What is Lanolin?
Lanolin is a unique natural substance derived from the greasy coating on raw wool. It is an all-natural, highly effective substance which acts as a moisture barrier and lubricant. Its unique properties have been recognised for centuries, and have not, as yet, been possible for scientists to duplicate.
In Australia, the use of lanolin became less common from the late 1940s onwards, as the use of harsh toxic chemicals became the industry norm.
In the last few decades however, there has been a shift in people’s attitudes and the realisation that society cannot continue to degrade the environment through the use of petrochemical based products. Consequently, there has been a move towards using more environmentally sesitive alternatives.
Quick facts on lanolin:
Lanolin is secreted from a sheep’s sebaceous glands and acts as a waterproofer to protect the sheep’s wool from the elements
It is made up of a mixture of wax, fatty acids and alcohols
Crude lanolin constitutes approximately 5-25% of the weight of freshly shorn wool
The wool from one Merino sheep will produce about 250-300ml of recoverable wool grease (lanolin)

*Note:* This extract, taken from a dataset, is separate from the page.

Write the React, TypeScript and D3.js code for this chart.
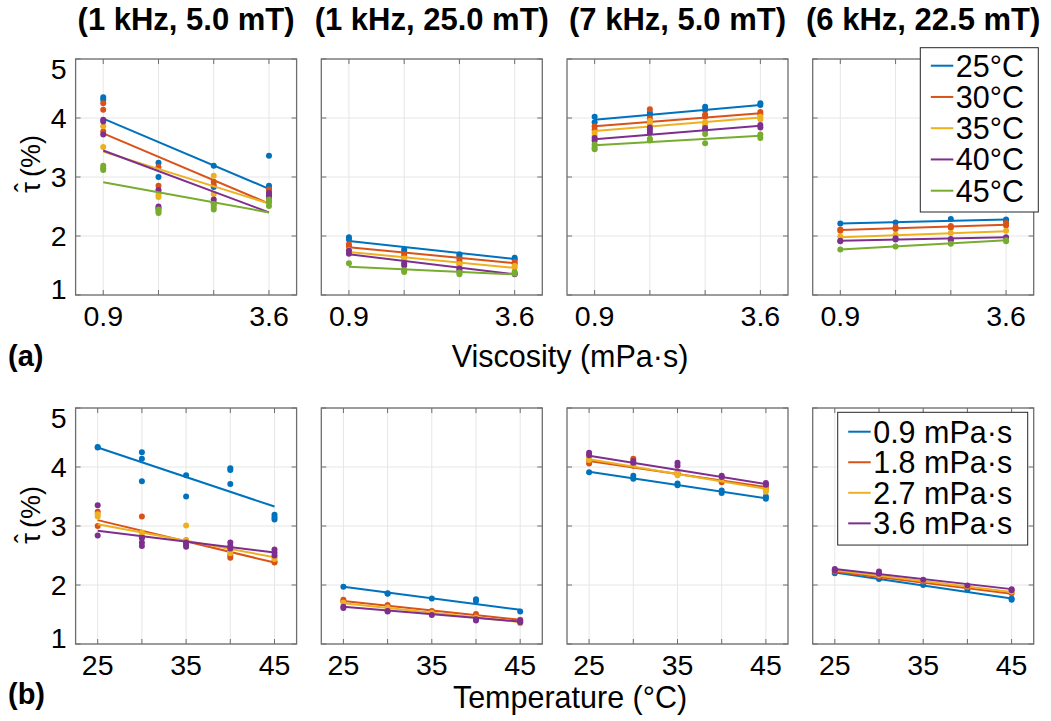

Lanolin is extracted from wool via a scouring process. This process involves washing the wool in hot water with a special wool scouring detergent to remove dirt, wool grease (crude lanolin), suint (sweat salts), and anything else stuck to the wool. The wool grease is continuously removed during this washing process by centrifugal separators, which concentrate the wool grease into a wax-like substance melting at approximately 38ºC.
To date, scientists have been unable to duplicate either the performance or composition of lanolin.